Она убежала, так же тихо как и пришла, а я ещё долго лежал и тупо пялился в темноту. Потом оказалось, что «кто-то» специально прикрыл моё окошко и потому в палатке было так темно. А проснулся я от крика:
— Эге-е-й! Трубаду-у-у-р! Лето красное проспишь. Ты там не голый, случаем?
— Голый конечно. Я всегда сплю только голым. Врачи сексопатологи рекомендуют.
— Кто-кто? — спросила Татьяна Миргородская. — Какие врачи?
— Сексопатологи.
— Это, кхм, где такие есть? — удивилась она, но в палатку не зашла.
— Да везде. Кхе-кхе… Где есть секс.
— В СССР секса нет, — решительно заявила Татьяна. — И-и-и… вообще… Не с тобой об этом говорить! Болтаешь, что не попадя!

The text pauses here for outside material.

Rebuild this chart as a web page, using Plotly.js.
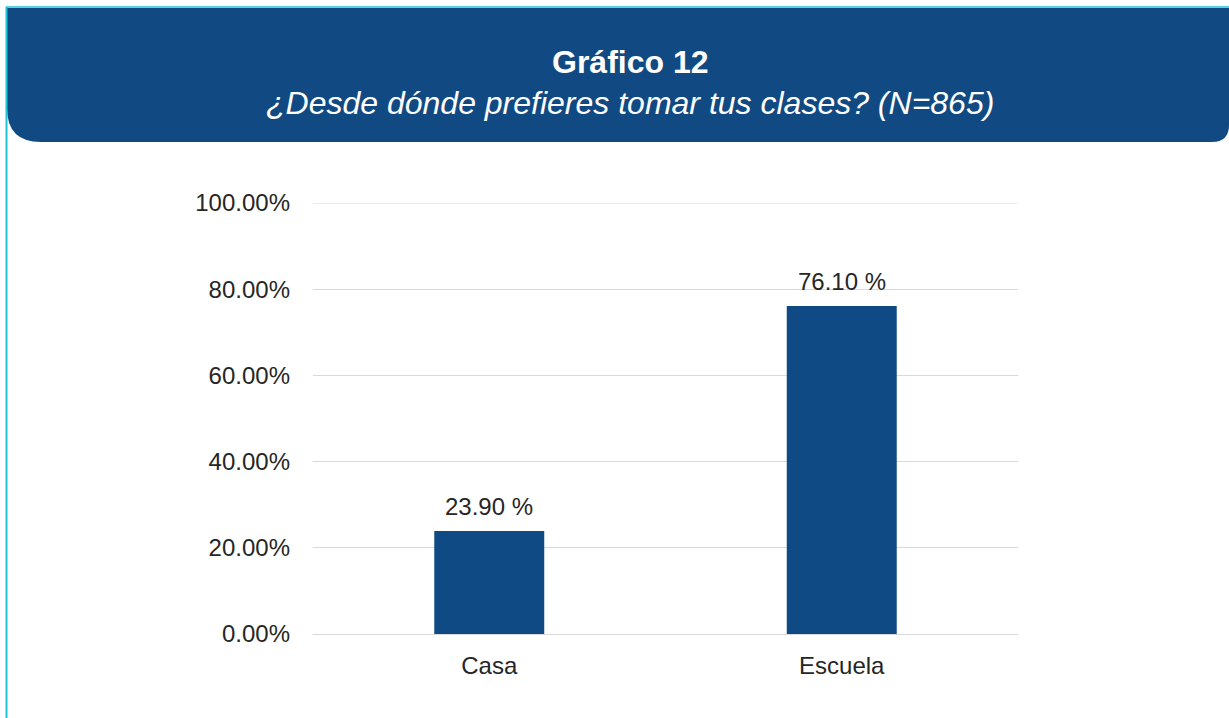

— Это почему это? Мне уже шестнадцать. Говорить уже можно. Ха-ха…
— Вот то-то, что только говорить, — хмыкнув, сказала Татьяна. — Выходи строиться, короче. Флаг поднимать скоро будем, а ты дрыхнешь как сурок.

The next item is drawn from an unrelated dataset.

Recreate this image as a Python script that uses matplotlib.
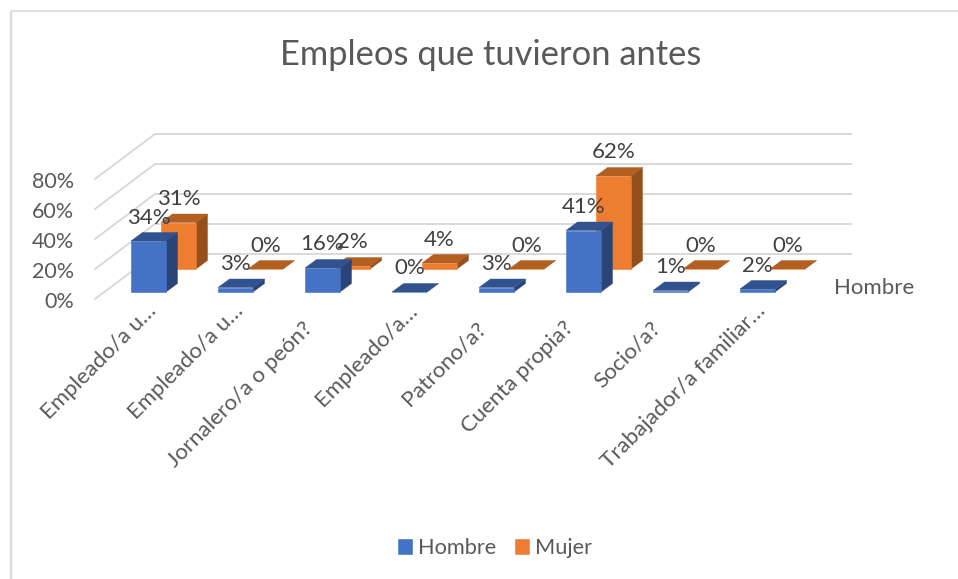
import matplotlib
matplotlib.use("Agg")
import matplotlib.pyplot as plt
from matplotlib.patches import Polygon

plt.rcParams['font.family'] = ['Lato', 'DejaVu Sans']

title = "Empleos que tuvieron antes"
categories = ["Empleado/a u…", "Empleado/a u…", "Jornalero/a o peón?", "Empleado/a…",
              "Patrono/a?", "Cuenta propia?", "Socio/a?", "Trabajador/a familiar…"]
hombre = [34, 3, 16, 0, 3, 41, 1, 2]
mujer = [31, 0, 2, 4, 0, 62, 0, 0]
ticks = [0, 20, 40, 60, 80]

W, H = 958, 579
X0, STEP, Y0, PCT = 131.0, 87.0, 292.0, 1.5

def ux(px):
    return (px - X0) / STEP

def uy(px):
    return (Y0 - px) / PCT

fig = plt.figure(figsize=(W / 100, H / 100), dpi=100, facecolor='white')
ax = fig.add_axes([0, 0, 1, 1])
ax.set_xlim(ux(0), ux(W))
ax.set_ylim(uy(H), uy(0))
ax.axis('off')

# chart frame
FRAME = '#D9D9D9'
ax.plot([ux(10.5), ux(10.5)], [uy(H), uy(10.5)], color=FRAME, lw=1.6, solid_capstyle='butt')
ax.plot([ux(10.5), ux(W)], [uy(10.5), uy(10.5)], color=FRAME, lw=1.2, solid_capstyle='butt')

# walls
front_x, back_x, end_x = ux(95), ux(155), ux(851)
front_shift, back_shift = uy(299), uy(254)
for t in ticks:
    ax.plot([front_x, back_x, end_x], [t + front_shift, t + back_shift, t + back_shift],
            color='#D9D9D9', lw=1.4, solid_joinstyle='miter', zorder=1)
    ax.text(ux(74), t + uy(301.5), f"{t}%", ha='right', va='center', fontsize=15.5, color='#595959')

WIDTH = 35 / STEP
ORANGE_DX = 30 / STEP
ORANGE_BASE = uy(269)
DX = 11.5 / STEP
DY = 8.5 / PCT
LABEL_UP = 23.5 / PCT


def draw_series(values, dx, base, front, top, side, z, label, text_color='#404040'):
    xs = [i + dx for i in range(len(values))]
    bars = ax.bar(xs, values, WIDTH, bottom=base, align='edge', color=front,
                  edgecolor=front, lw=0.4, zorder=z + 0.2, label=label)
    for x, v in zip(xs, values):
        yt = base + v
        ax.add_patch(Polygon([(x, yt), (x + WIDTH, yt), (x + WIDTH + DX, yt + DY), (x + DX, yt + DY)],
                             closed=True, fc=top, ec=top, lw=0.3, zorder=z + 0.1))
        ax.add_patch(Polygon([(x + WIDTH, base), (x + WIDTH + DX, base + DY), (x + WIDTH + DX, yt + DY), (x + WIDTH, yt)],
                             closed=True, fc=side, ec=side, lw=0.3, zorder=z))
        ax.text(x + WIDTH / 2, yt + LABEL_UP, f"{v}%", ha='center', va='center',
                fontsize=16, color=text_color, zorder=10)
    return bars


b_m = draw_series(mujer, ORANGE_DX, ORANGE_BASE, '#ED7D31', '#B25F22', '#94501B', 2, 'Mujer')
b_h = draw_series(hombre, 0, 0, '#4472C4', '#31528F', '#2A4478', 3, 'Hombre')

# category labels: truncated labels sit further along the diagonal than whole ones
for i, c in enumerate(categories):
    ax_px, ay_px = (146, 301) if c.endswith('…') else (128, 318)
    ax.text(i + ux(ax_px), uy(ay_px), c, rotation=45, rotation_mode='anchor', ha='right', va='top',
            fontsize=16, color='#595959')

# series axis label
ax.text(ux(874), uy(288), "Hombre", ha='center', va='center', fontsize=16, color='#595959')

# title
ax.text(ux(490.5), uy(55), title, ha='center', va='center', fontsize=24.8, color='#595959')

# legend
fig.legend(handles=[b_h, b_m], labels=['Hombre', 'Mujer'], ncol=2, frameon=False,
           loc='center', bbox_to_anchor=(495 / W, 1 - 548 / H), fontsize=15.7, labelcolor='#595959',
           handlelength=0.64, handleheight=0.64, handletextpad=0.27, columnspacing=0.9)

fig.savefig('out.png', dpi=100)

— Поднимайте без меня, — сказал я, зевая так, что от моего тигриного рыка примолкли птицы.
— Вот ты…
Татьяна куда-то утопала, а я увидел, что окошко прикрыто брезентом и сквозь узкие щелки в палатку пробивается яркое солнце. Также я почувствовал, что в палатке нагревается влажный воздух и становится душновато. Погода за «бортом» стояла отличная и я, вступив в резиновые сапоги, выскочил на улицу. Змей в кустах и траве тут было немеряно и быть укушенным гадючкой, или щитомордником мне не хотелось.
Как и полагается самой большой палатке, она стояла в центре лагеря на небольшой возвышенности. Вокруг палатки был выкопан небольшой ров, имеющий сток в общий «арык» и притоки от других палаток, стоящих выше этой по склону.
Татьяна меня вырвала из объятий морфея несколько рановато, по моему мнению. Буквально все «туристы» бродили вялые и никуда не спешили. Не стал спешить и я. Не торопясь выполнив гигиенические процедуры, я позавтракал остатками вчерашней перловой каши с тушёнкой и запил её чаем, протолкнув картечь в желудок. Вчера горячая каша казалась божественной.